[PROBLEM DETAILS] Write the data below out exactly as it stands. Do not include the pictures.

* start *

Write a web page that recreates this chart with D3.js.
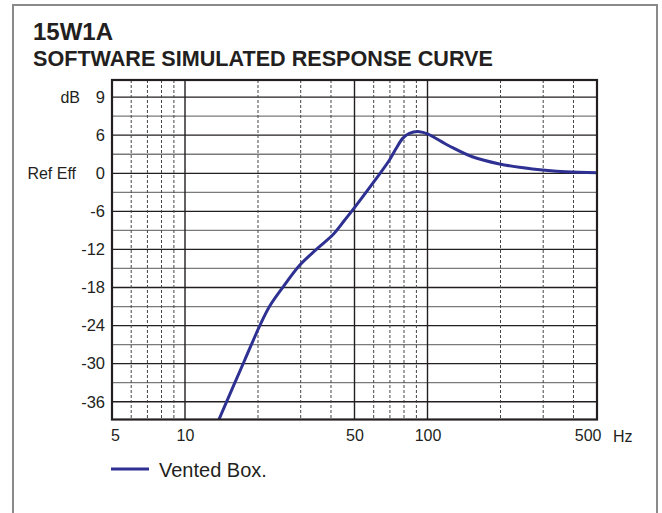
<!DOCTYPE html>
<html>
<head>
<meta charset="utf-8">
<script src="https://cdn.jsdelivr.net/npm/d3@7/dist/d3.min.js"></script>
<style>
  html, body { margin: 0; padding: 0; background: #fff; }
  svg { display: block; font-family: Arial, "Liberation Sans", Helvetica, sans-serif; }
</style>
</head>
<body>
<svg id="chart" width="662" height="513"></svg>
<script>
// ---- data ----
const titleText = "15W1A";
const subtitleText = "SOFTWARE SIMULATED RESPONSE CURVE";
const seriesName = "Vented Box.";
const freqHz = [13.8, 17.6, 20.3, 22.3, 25.4, 29.7, 34.8, 40.7, 45.5, 50, 61, 69.7, 74.2, 79, 84.2, 92.6, 100, 123, 153, 198, 271, 372, 500];
const responseDb = [-38.8, -29.5, -24.1, -21.0, -17.9, -14.5, -12.0, -9.7, -7.4, -5.4, -1.0, 2.1, 3.9, 5.5, 6.3, 6.56, 6.2, 4.3, 2.6, 1.47, 0.68, 0.25, 0.1];
const xTickValues = [5, 10, 50, 100, 500];
const xTickLabels = ["5", "10", "50", "100", "500"];
const xMajorGrid = [10, 50, 100];
const xMinorGrid = [6, 7, 8, 9, 20, 30, 40, 60, 70, 80, 90, 200, 300, 400];
const yTickValues = [12, 6, 0, -6, -12, -18, -24, -30, -36];
const yTickLabels = ["9", "6", "0", "-6", "-12", "-18", "-24", "-30", "-36"];
const yMinorGrid = [9, 3, -3, -9, -15, -21, -27, -33];
const xDomain = [5, 500];
const yDomain = [-38.8, 14.7];

// ---- layout ----
const svg = d3.select("#chart");
const plot = { left: 112, right: 597, top: 80, bottom: 419.5 };
const x = d3.scaleLog().domain(xDomain).range([plot.left, plot.right]);
const y = d3.scaleLinear().domain(yDomain).range([plot.bottom, plot.top]);

// outer frame
svg.append("rect").attr("x", 13).attr("y", 5).attr("width", 644).attr("height", 530)
  .attr("fill", "none").attr("stroke", "#8a8a8a").attr("stroke-width", 2);

// titles
svg.append("text").attr("x", 33).attr("y", 40).attr("font-size", 24).attr("font-weight", "bold")
  .attr("fill", "#231f20").text(titleText);
svg.append("text").attr("x", 33).attr("y", 66).attr("font-size", 21.6).attr("font-weight", "bold")
  .attr("fill", "#231f20").text(subtitleText);

const g = svg.append("g");

// horizontal minor grid
g.selectAll("line.hmin").data(yMinorGrid).enter().append("line")
  .attr("x1", plot.left).attr("x2", plot.right)
  .attr("y1", d => y(d)).attr("y2", d => y(d))
  .attr("stroke", "#7a7a7a").attr("stroke-width", 1.3);
// horizontal major grid
g.selectAll("line.hmaj").data(yTickValues).enter().append("line")
  .attr("x1", plot.left).attr("x2", plot.right)
  .attr("y1", d => y(d)).attr("y2", d => y(d))
  .attr("stroke", "#231f20").attr("stroke-width", 1.3);
// vertical minor (dashed)
g.selectAll("line.vmin").data(xMinorGrid).enter().append("line")
  .attr("x1", d => x(d)).attr("x2", d => x(d))
  .attr("y1", plot.top).attr("y2", plot.bottom)
  .attr("stroke", "#444").attr("stroke-width", 1).attr("stroke-dasharray", "3,2");
// vertical major
g.selectAll("line.vmaj").data(xMajorGrid).enter().append("line")
  .attr("x1", d => x(d)).attr("x2", d => x(d))
  .attr("y1", plot.top).attr("y2", plot.bottom)
  .attr("stroke", "#231f20").attr("stroke-width", 1.4);

// clip
svg.append("defs").append("clipPath").attr("id", "clip").append("rect")
  .attr("x", plot.left).attr("y", plot.top)
  .attr("width", plot.right - plot.left).attr("height", plot.bottom - plot.top);

// curve
const pts = freqHz.map((f, i) => [f, responseDb[i]]);
const line = d3.line().x(d => x(d[0])).y(d => y(d[1])).curve(d3.curveCatmullRom.alpha(0.5));
svg.append("path").datum(pts).attr("d", line).attr("clip-path", "url(#clip)")
  .attr("fill", "none").attr("stroke", "#2e3192").attr("stroke-width", 3)
  .attr("stroke-linejoin", "round").attr("stroke-linecap", "round");

// border
svg.append("rect").attr("x", plot.left).attr("y", plot.top)
  .attr("width", plot.right - plot.left).attr("height", plot.bottom - plot.top)
  .attr("fill", "none").attr("stroke", "#231f20").attr("stroke-width", 2.2);

// y axis labels
const yAxis = d3.axisLeft(y).tickValues(yTickValues)
  .tickFormat((d, i) => yTickLabels[i]).tickSize(0).tickPadding(7);
const ya = svg.append("g").attr("transform", `translate(${plot.left},0)`).call(yAxis);
ya.select(".domain").remove();
ya.selectAll("text").attr("font-size", 16.5).attr("fill", "#231f20")
  .attr("font-family", "Arial, 'Liberation Sans', sans-serif");

svg.append("text").attr("x", 80).attr("y", y(12)).attr("dy", "0.35em").attr("text-anchor", "end")
  .attr("font-size", 16).attr("fill", "#231f20").text("dB");
svg.append("text").attr("x", 76).attr("y", y(0)).attr("dy", "0.35em").attr("text-anchor", "end")
  .attr("font-size", 16).attr("fill", "#231f20").text("Ref Eff");

// x axis labels
const xAxis = d3.axisBottom(x).tickValues(xTickValues)
  .tickFormat((d, i) => xTickLabels[i]).tickSize(0).tickPadding(10);
const xa = svg.append("g").attr("transform", `translate(0,${plot.bottom})`).call(xAxis);
xa.select(".domain").remove();
xa.selectAll("text").attr("font-size", 16).attr("fill", "#231f20")
  .attr("font-family", "Arial, 'Liberation Sans', sans-serif");
xa.selectAll(".tick").filter(d => d === 500).select("text").attr("text-anchor", "end").attr("dx", 4);
xa.selectAll(".tick").filter(d => d === 5).select("text").attr("dx", 3);

svg.append("text").attr("x", 613).attr("y", 442).attr("font-size", 16).attr("fill", "#231f20").text("Hz");

// legend
svg.append("line").attr("x1", 111).attr("x2", 149).attr("y1", 469).attr("y2", 469)
  .attr("stroke", "#2e3192").attr("stroke-width", 3);
svg.append("text").attr("x", 159).attr("y", 476.5).attr("font-size", 20).attr("fill", "#231f20").text(seriesName);
</script>
</body>
</html>
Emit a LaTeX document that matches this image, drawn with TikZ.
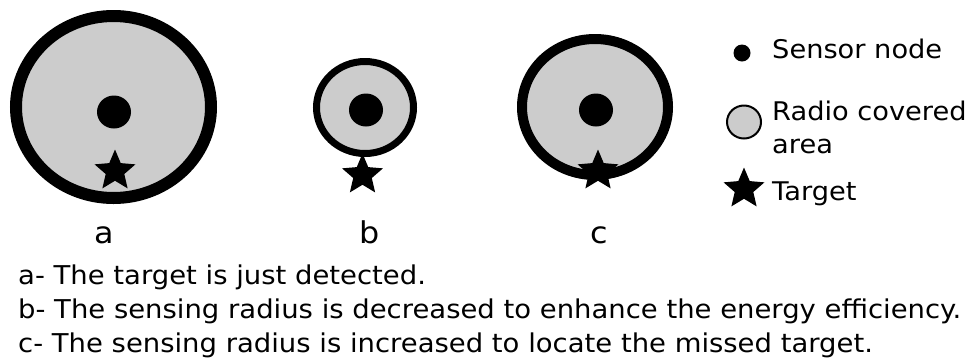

* end *

[CORRECT ANSWER]
Write a web page that recreates this chart with D3.js.
<!DOCTYPE html>
<html>
<head>
<meta charset="utf-8">
<script src="https://cdn.jsdelivr.net/npm/d3@7/dist/d3.min.js"></script>
<style>
  html, body { margin: 0; padding: 0; background: #fff; }
  svg { display: block; font-family: Arial, "Liberation Sans", Helvetica, sans-serif; }
</style>
</head>
<body>
<svg id="chart" width="662" height="513"></svg>
<script>
// ---- data ----
const titleText = "15W1A";
const subtitleText = "SOFTWARE SIMULATED RESPONSE CURVE";
const seriesName = "Vented Box.";
const freqHz = [13.8, 17.6, 20.3, 22.3, 25.4, 29.7, 34.8, 40.7, 45.5, 50, 61, 69.7, 74.2, 79, 84.2, 92.6, 100, 123, 153, 198, 271, 372, 500];
const responseDb = [-38.8, -29.5, -24.1, -21.0, -17.9, -14.5, -12.0, -9.7, -7.4, -5.4, -1.0, 2.1, 3.9, 5.5, 6.3, 6.56, 6.2, 4.3, 2.6, 1.47, 0.68, 0.25, 0.1];
const xTickValues = [5, 10, 50, 100, 500];
const xTickLabels = ["5", "10", "50", "100", "500"];
const xMajorGrid = [10, 50, 100];
const xMinorGrid = [6, 7, 8, 9, 20, 30, 40, 60, 70, 80, 90, 200, 300, 400];
const yTickValues = [12, 6, 0, -6, -12, -18, -24, -30, -36];
const yTickLabels = ["9", "6", "0", "-6", "-12", "-18", "-24", "-30", "-36"];
const yMinorGrid = [9, 3, -3, -9, -15, -21, -27, -33];
const xDomain = [5, 500];
const yDomain = [-38.8, 14.7];

// ---- layout ----
const svg = d3.select("#chart");
const plot = { left: 112, right: 597, top: 80, bottom: 419.5 };
const x = d3.scaleLog().domain(xDomain).range([plot.left, plot.right]);
const y = d3.scaleLinear().domain(yDomain).range([plot.bottom, plot.top]);

// outer frame
svg.append("rect").attr("x", 13).attr("y", 5).attr("width", 644).attr("height", 530)
  .attr("fill", "none").attr("stroke", "#8a8a8a").attr("stroke-width", 2);

// titles
svg.append("text").attr("x", 33).attr("y", 40).attr("font-size", 24).attr("font-weight", "bold")
  .attr("fill", "#231f20").text(titleText);
svg.append("text").attr("x", 33).attr("y", 66).attr("font-size", 21.6).attr("font-weight", "bold")
  .attr("fill", "#231f20").text(subtitleText);

const g = svg.append("g");

// horizontal minor grid
g.selectAll("line.hmin").data(yMinorGrid).enter().append("line")
  .attr("x1", plot.left).attr("x2", plot.right)
  .attr("y1", d => y(d)).attr("y2", d => y(d))
  .attr("stroke", "#7a7a7a").attr("stroke-width", 1.3);
// horizontal major grid
g.selectAll("line.hmaj").data(yTickValues).enter().append("line")
  .attr("x1", plot.left).attr("x2", plot.right)
  .attr("y1", d => y(d)).attr("y2", d => y(d))
  .attr("stroke", "#231f20").attr("stroke-width", 1.3);
// vertical minor (dashed)
g.selectAll("line.vmin").data(xMinorGrid).enter().append("line")
  .attr("x1", d => x(d)).attr("x2", d => x(d))
  .attr("y1", plot.top).attr("y2", plot.bottom)
  .attr("stroke", "#444").attr("stroke-width", 1).attr("stroke-dasharray", "3,2");
// vertical major
g.selectAll("line.vmaj").data(xMajorGrid).enter().append("line")
  .attr("x1", d => x(d)).attr("x2", d => x(d))
  .attr("y1", plot.top).attr("y2", plot.bottom)
  .attr("stroke", "#231f20").attr("stroke-width", 1.4);

// clip
svg.append("defs").append("clipPath").attr("id", "clip").append("rect")
  .attr("x", plot.left).attr("y", plot.top)
  .attr("width", plot.right - plot.left).attr("height", plot.bottom - plot.top);

// curve
const pts = freqHz.map((f, i) => [f, responseDb[i]]);
const line = d3.line().x(d => x(d[0])).y(d => y(d[1])).curve(d3.curveCatmullRom.alpha(0.5));
svg.append("path").datum(pts).attr("d", line).attr("clip-path", "url(#clip)")
  .attr("fill", "none").attr("stroke", "#2e3192").attr("stroke-width", 3)
  .attr("stroke-linejoin", "round").attr("stroke-linecap", "round");

// border
svg.append("rect").attr("x", plot.left).attr("y", plot.top)
  .attr("width", plot.right - plot.left).attr("height", plot.bottom - plot.top)
  .attr("fill", "none").attr("stroke", "#231f20").attr("stroke-width", 2.2);

// y axis labels
const yAxis = d3.axisLeft(y).tickValues(yTickValues)
  .tickFormat((d, i) => yTickLabels[i]).tickSize(0).tickPadding(7);
const ya = svg.append("g").attr("transform", `translate(${plot.left},0)`).call(yAxis);
ya.select(".domain").remove();
ya.selectAll("text").attr("font-size", 16.5).attr("fill", "#231f20")
  .attr("font-family", "Arial, 'Liberation Sans', sans-serif");

svg.append("text").attr("x", 80).attr("y", y(12)).attr("dy", "0.35em").attr("text-anchor", "end")
  .attr("font-size", 16).attr("fill", "#231f20").text("dB");
svg.append("text").attr("x", 76).attr("y", y(0)).attr("dy", "0.35em").attr("text-anchor", "end")
  .attr("font-size", 16).attr("fill", "#231f20").text("Ref Eff");

// x axis labels
const xAxis = d3.axisBottom(x).tickValues(xTickValues)
  .tickFormat((d, i) => xTickLabels[i]).tickSize(0).tickPadding(10);
const xa = svg.append("g").attr("transform", `translate(0,${plot.bottom})`).call(xAxis);
xa.select(".domain").remove();
xa.selectAll("text").attr("font-size", 16).attr("fill", "#231f20")
  .attr("font-family", "Arial, 'Liberation Sans', sans-serif");
xa.selectAll(".tick").filter(d => d === 500).select("text").attr("text-anchor", "end").attr("dx", 4);
xa.selectAll(".tick").filter(d => d === 5).select("text").attr("dx", 3);

svg.append("text").attr("x", 613).attr("y", 442).attr("font-size", 16).attr("fill", "#231f20").text("Hz");

// legend
svg.append("line").attr("x1", 111).attr("x2", 149).attr("y1", 469).attr("y2", 469)
  .attr("stroke", "#2e3192").attr("stroke-width", 3);
svg.append("text").attr("x", 159).attr("y", 476.5).attr("font-size", 20).attr("fill", "#231f20").text(seriesName);
</script>
</body>
</html>
Emit a LaTeX document that matches this image, drawn with TikZ.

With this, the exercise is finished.